Sweet, yeah, assuming this gets merged, it'll be done in the 8.x.x branch which we'll rebase on top of master every so often. That'll run through CI like everything else.

inigohidalgo commented 8 months ago

One final kink I see is the difference between Ibis' driver kwarg which defaults to mssql+pyodbc and then the driver I pass in the query parameter. Do you think it makes sense to somehow merge those in some way, or at least distinguish between these? Because I think pyodbc usually requires you to specify the driver version, the naming might be a little bit confusing.

cpcloud commented 8 months ago

Perhaps we can remove the query parameter?

inigohidalgo commented 8 months ago

And provide a pyodbc_driver parameter which gets added to the query inside do_connect?

cpcloud commented 8 months ago

Is the current driver parameter not enough for that?

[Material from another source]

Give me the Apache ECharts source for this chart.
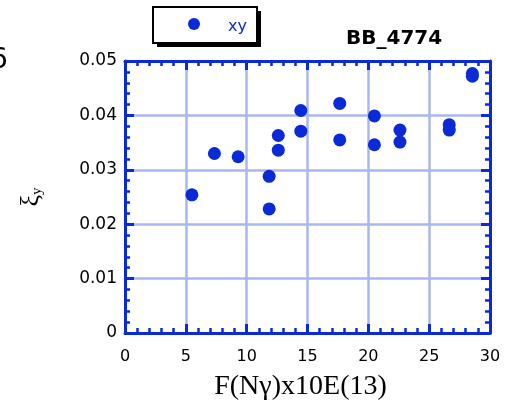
<!DOCTYPE html>
<html>
<head>
<meta charset="utf-8">
<script src="https://cdn.jsdelivr.net/npm/echarts@6/dist/echarts.min.js"></script>
<style>html,body{margin:0;padding:0;background:#fff}#c{width:505px;height:406px}</style>
</head>
<body>
<div id="c"></div>
<script>
var xValues = [5.5, 7.35, 9.3, 11.85, 11.85, 12.6, 12.6, 14.45, 14.45, 17.65, 17.65, 20.5, 20.5, 22.6, 22.6, 26.65, 26.65, 28.55, 28.55];
var yValues = [0.0254, 0.0330, 0.0324, 0.0288, 0.0228, 0.0363, 0.0336, 0.0409, 0.0371, 0.0422, 0.0355, 0.0399, 0.0346, 0.0373, 0.0351, 0.0383, 0.0373, 0.0477, 0.0472];
var seriesName = 'xy';
var titleText = 'BB_4774';
var xName = 'F(N\u03b3)x10E(13)';

var blue = '#0a2ad8';
var gridBlue = '#a9b7f0';
var points = xValues.map(function (x, i) { return [x, yValues[i]]; });

var chart = echarts.init(document.getElementById('c'));
var axisCommon = {
  type: 'value',
  axisLine: { show: true, onZero: false, lineStyle: { color: blue, width: 3 } },
  axisTick: { show: true, inside: true, length: 9, lineStyle: { color: blue, width: 3 } },
  minorTick: { show: true, splitNumber: 5, length: 5, lineStyle: { color: blue, width: 2.5 } },
  axisLabel: { color: '#000', fontFamily: 'DejaVu Sans', fontSize: 16 }
};
chart.setOption({
  animation: false,
  backgroundColor: '#fff',
  title: {
    text: titleText, left: 341, top: 24,
    textStyle: { fontFamily: 'DejaVu Sans', fontWeight: 'bold', fontSize: 20, color: '#000' }
  },
  legend: {
    data: [seriesName], left: 153, top: 7,
    padding: [11, 10, 11, 35],
    itemWidth: 12, itemHeight: 12, icon: 'circle',
    formatter: function (n) { return '{t|' + n + '}'; },
    textStyle: {
      color: blue, fontFamily: 'DejaVu Sans', fontSize: 16,
      rich: { t: { color: blue, fontFamily: 'DejaVu Sans', fontSize: 16, padding: [5, 0, 0, 23] } }
    }
  },
  grid: { left: 125, right: 15, top: 61, bottom: 73 },
  xAxis: [
    Object.assign({}, axisCommon, {
      min: 0, max: 30, interval: 5, position: 'bottom',
      axisLabel: Object.assign({}, axisCommon.axisLabel, { margin: 16 }),
      splitLine: { show: true, lineStyle: { color: gridBlue, width: 2.5 } },
      name: xName, nameLocation: 'middle', nameGap: 40,
      nameTextStyle: { fontFamily: 'Liberation Serif', fontSize: 28, color: '#000', padding: [0, 14, 0, 0] }
    }),
    Object.assign({}, axisCommon, {
      min: 0, max: 30, interval: 5, position: 'top',
      axisLabel: { show: false }, splitLine: { show: false }
    })
  ],
  yAxis: [
    Object.assign({}, axisCommon, {
      min: 0, max: 0.05, interval: 0.01, position: 'left',
      axisLabel: Object.assign({}, axisCommon.axisLabel, { margin: 8, fontSize: 17 }),
      splitLine: { show: true, lineStyle: { color: gridBlue, width: 2.5 } },
      name: '{a|\u03be}{b|y}', nameLocation: 'middle', nameGap: 80, nameRotate: 90,
      nameTextStyle: {
        rich: {
          a: { fontFamily: 'Liberation Serif', fontSize: 26, color: '#000' },
          b: { fontFamily: 'Liberation Serif', fontSize: 15, color: '#000', padding: [12, 0, 0, 0] }
        }
      }
    }),
    Object.assign({}, axisCommon, {
      min: 0, max: 0.05, interval: 0.01, position: 'right',
      axisLabel: { show: false }, splitLine: { show: false }
    })
  ],
  graphic: [
    { type: 'rect', z: 0, shape: { x: 157, y: 11, width: 104, height: 36 }, style: { fill: '#000' } },
    { type: 'rect', z: 1, shape: { x: 153, y: 7, width: 104, height: 36 }, style: { fill: '#fff', stroke: '#000', lineWidth: 2 } },
    { type: 'text', left: -10, top: 47, style: { text: '6', font: '28px "DejaVu Sans"', fill: '#000' } }
  ],
  series: [{
    name: seriesName, type: 'scatter', xAxisIndex: 0, yAxisIndex: 0,
    symbol: 'circle', symbolSize: 13,
    itemStyle: { color: blue, opacity: 1 },
    data: points
  }]
});
</script>
</body>
</html>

For example, why wouldn't we just stuff driver into a query parameter dict inside do_connect?

inigohidalgo commented 8 months ago

I think the driver you're using atm informs the connection string mssql+pyodbc which tells SQLAlchemy which dialect to use, whereas the pyodbc driver gets added to the end of the connection string and goes through to pyodbc.

cpcloud commented 8 months ago

I think the driver you're using atm informs the connection string mssql+pyodbc which tells SQLAlchemy which dialect to use, whereas the pyodbc driver gets added to the end of the connection string and goes through to pyodbc.

Ah, no, but that's how it used to be before this PR!

In this PR, query and driver are a bit redundant: driver is being stuffed into query.

A point of confusion is that there's the driver argument to URL.create and then the driver query parameter which has nothing to do with the first 😂

cpcloud commented 8 months ago

Hm, I might need to tinker with this a bit to work out how url-based and non-url-based connection works.

inigohidalgo commented 8 months ago

But at the moment, using ibis.connect, driver is everything before the :// whereas I am currently providing the ODBC driver using the query kwarg

https://github.com/ibis-project/ibis/pull/7317#issuecomment-1755038358

Would you keep the query argument in ibis.connect but then ibis.mssql.connect the driver arg would get added into the query dict?

cpcloud commented 8 months ago

But at the moment, using ibis.connect, driver is everything before the :// whereas I am currently providing the ODBC driver using the query kwarg

Those are two different drivers, unrelated to each other.

The first (mssql://) is SQLAlchemy's notion of a driver. I'm currently hardcoding that into _build_alchemy_url as mssql+pyodbc. This driver is a fixed value.

The second is the PyODBC notion of driver, which is the thing being put into query. The driver argument to do_connect corresponds to the PyODBC notion of driver.

inigohidalgo commented 8 months ago

Ok, that makes sense. I'm not sure if it might lead to a bit of confusion down the line, but for a start, keeping the query in ibis.connect but using the driver in do_connect to inform the PyODBC driver through the query could work.

cpcloud commented 8 months ago

I think to make query and driver less confusing will require some deeper work, across backends, to differentiate query parameters from connect_args.